S.O.S
S.O.S

Reputation: 786

Does ScyllaDB optimize search of clustering key?

I have a table with 3 clustering keys:

K1 K2 C1 C2 C3 V1 V2

Where K1 & K2 are the partition keys, C1, C2 and C3 are the clustering keys and V1 and V2 are two value columns.

In this example, C1, C2 and C3 represent the 3 coordinates of some shape (where each coordinate is a number from 1 to approx. 500). Each partition key in our table is linked to several hundred different values.

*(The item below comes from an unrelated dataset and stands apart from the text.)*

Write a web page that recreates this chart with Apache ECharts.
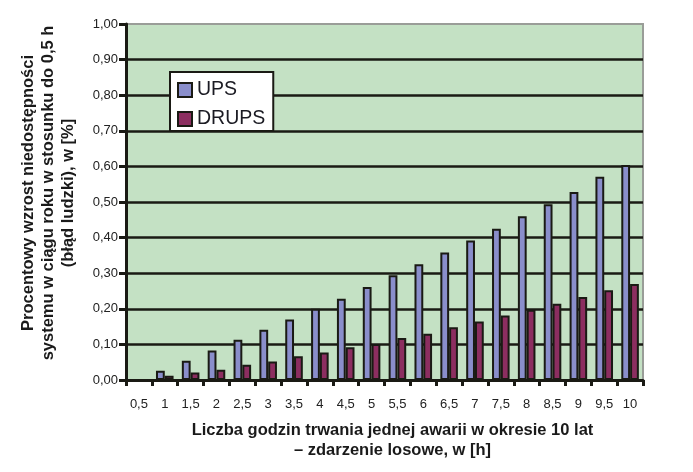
<!DOCTYPE html>
<html>
<head>
<meta charset="utf-8">
<script src="https://cdn.jsdelivr.net/npm/echarts@6/dist/echarts.min.js"></script>
<style>
  html, body { margin: 0; padding: 0; background: #fff; }
  #chart { width: 693px; height: 472px; }
</style>
</head>
<body>
<div id="chart"></div>
<script>
// godziny awarii (kategorie osi X)
var hours = ['0,5', '1', '1,5', '2', '2,5', '3', '3,5', '4', '4,5', '5',
             '5,5', '6', '6,5', '7', '7,5', '8', '8,5', '9', '9,5', '10'];
// w [%]
var upsValues = [0, 0.026, 0.054, 0.083, 0.113, 0.141, 0.170, 0.200, 0.228, 0.261,
                 0.294, 0.325, 0.358, 0.392, 0.425, 0.460, 0.494, 0.528, 0.571, 0.604];
var drupsValues = [0, 0.012, 0.021, 0.029, 0.043, 0.052, 0.067, 0.077, 0.092, 0.101,
                   0.118, 0.130, 0.148, 0.164, 0.181, 0.197, 0.214, 0.233, 0.252, 0.270];

var font = '"Liberation Sans", Arial, sans-serif';

var myChart = echarts.init(document.getElementById('chart'));
myChart.setOption({
  animation: false,
  textStyle: { fontFamily: font },
  grid: {
    left: 126,
    right: 50,
    top: 24,
    bottom: 92,
    show: true,
    backgroundColor: '#c4e1c4',
    borderColor: '#9a9d98',
    borderWidth: 2
  },
  legend: {
    orient: 'vertical',
    left: 170,
    top: 72,
    padding: [8, 8, 2, 7],
    icon: 'rect',
    itemWidth: 14,
    itemHeight: 14,
    itemGap: 9,
    backgroundColor: '#fff',
    borderColor: '#1a1a14',
    borderWidth: 2,
    borderRadius: 0,
    textStyle: { fontSize: 19.5, color: '#1a1a22', fontFamily: font },
    data: ['UPS', 'DRUPS']
  },
  xAxis: {
    type: 'category',
    data: hours,
    name: 'Liczba godzin trwania jednej awarii w okresie 10 lat\n– zdarzenie losowe, w [h]',
    nameLocation: 'middle',
    nameGap: 40,
    nameTextStyle: {
      fontSize: 16.5, fontWeight: 'bold', color: '#1a1a1a', lineHeight: 20,
      fontFamily: font, padding: [0, 0, 0, 16]
    },
    axisLine: { lineStyle: { color: '#1a1a14', width: 3 } },
    axisTick: { show: true, length: 6, lineStyle: { color: '#1a1a14', width: 3 } },
    axisLabel: { fontSize: 13, color: '#222', margin: 18, interval: 0 }
  },
  yAxis: {
    type: 'value',
    min: 0,
    max: 1,
    interval: 0.1,
    name: 'Procentowy wzrost niedostępności\nsystemu w ciągu roku w stosunku do 0,5 h\n(błąd ludzki), w [%]',
    nameLocation: 'middle',
    nameRotate: 90,
    nameGap: 48,
    nameTextStyle: {
      fontSize: 16.5, fontWeight: 'bold', color: '#1a1a1a', lineHeight: 20,
      fontFamily: font, padding: [0, 0, 0, 18]
    },
    axisLine: { show: true, lineStyle: { color: '#1a1a14', width: 3 } },
    axisTick: { show: true, length: 7, lineStyle: { color: '#1a1a14', width: 3 } },
    axisLabel: {
      fontSize: 13, color: '#222', margin: 8,
      formatter: function (v) { return v.toFixed(2).replace('.', ','); }
    },
    splitLine: {
      show: true,
      showMaxLine: false,
      lineStyle: { color: '#1a1a14', width: 2.5 }
    }
  },
  series: [
    {
      name: 'UPS',
      type: 'bar',
      data: upsValues,
      barWidth: '34%',
      barGap: '0%',
      itemStyle: { color: '#8a8ecb', borderColor: '#1a1a14', borderWidth: 2 }
    },
    {
      name: 'DRUPS',
      type: 'bar',
      data: drupsValues,
      barWidth: '34%',
      itemStyle: { color: '#8c2e60', borderColor: '#1a1a14', borderWidth: 2 }
    }
  ]
});
</script>
</body>
</html>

If I want to search for a row of K1 & K2 that is has a clustering key equal to C1 = 50, C2 = 450 and C3 = 250 how would Scylla execute this search assuming the clustering key is sorted from lowest to highest (ASC order)? Does Scylla always start searching from the beginning of the column to see whether a given key exists? In other words, I’m assuming Scylla will first search C1 column for the value 50. If Scylla detects that we are at value 51+ and could not find C1 contains 50 it could stop searching the rest of the C1's column data since the data is sorted so there’s no way for the value 50 to appear after 51. In this case, it would not even need to check whether C2 contains the value 450 since we need all 3 clustering columns to match. If, however, C1 contains the value 50, it will move onto C2 and search (once again starting from the first entry of C2 column) whether C2 contains the value 450.

However, when C1 = 50 it would indeed be more efficient to start from the beginning. But when C2 = 450 (and the highest index = 500) it would be more efficient to start from the end. This is assuming Scylla “knows” the lowest / highest value for each of the clustering columns.

Does Scylla, in fact, optimize search in this fashion or does it take an entirely different approach?

Perhaps another way to phrase the question is as follows: Does it normally take Scylla longer to search for C1 = 450 vs. C1 = 50? Obviously, since we only have a small dateset in this example the effect won’t be huge but if the dateset contained tens of thousands of entries the effect would be more pronounced.

Thanks

Upvotes: 2

Views: 581

Answers (1)

Botond Dénes
Botond Dénes

Reputation: 620

Scylla has two data structures to search when executing a query on the replica:

  • The in-memory data structure, used by row-cache and memtables
  • The on-disk data structure, used by SStables

In both cases, data is organized on two levels: on the partition and row level. So Scylla will first do a lookup of the sought-after partition, then do a lookup of the sought-after row (by its clustering key) in the already looked-up partition. Both of these data structures are sorted on both levels and in general the lookup happens via a binary search.

We use a btree in memory, binary search in this works as expected.

The SStable files include two indexes, an index, which covers all the partition found in the data file and a so called "summary", which is a sampled index of the index, this latter is always kept in memory in its entirety. Furthermore, if the partition has a lot of rows, the index will contain a so called "promoted index", which is a sampled index of the clustering keys found therein. So a query will first locate the "index-page" using a binary search in the in-memory summary. The index-page is the portion of the index file which contains the index entry for the sough-after partition. This index-page is then read linearly until the index-entry of interest is found. This gives us the start position of the partition in the data file. If the index entry also contains a promoted index, we can furthermore do a lookup in that to get a position closer to the start of said row in the data file. We then start parsing the data file at the position we got until the given row is found.

Note that clustering keys are not found one column at a time. A clustering key, regardless of how many components it has, is treated as a single value: a tuple of 1+ components. When a query doesn't specify all the components, an incomplete tuple called a "prefix" is created. This can be compared to other partial or full keys.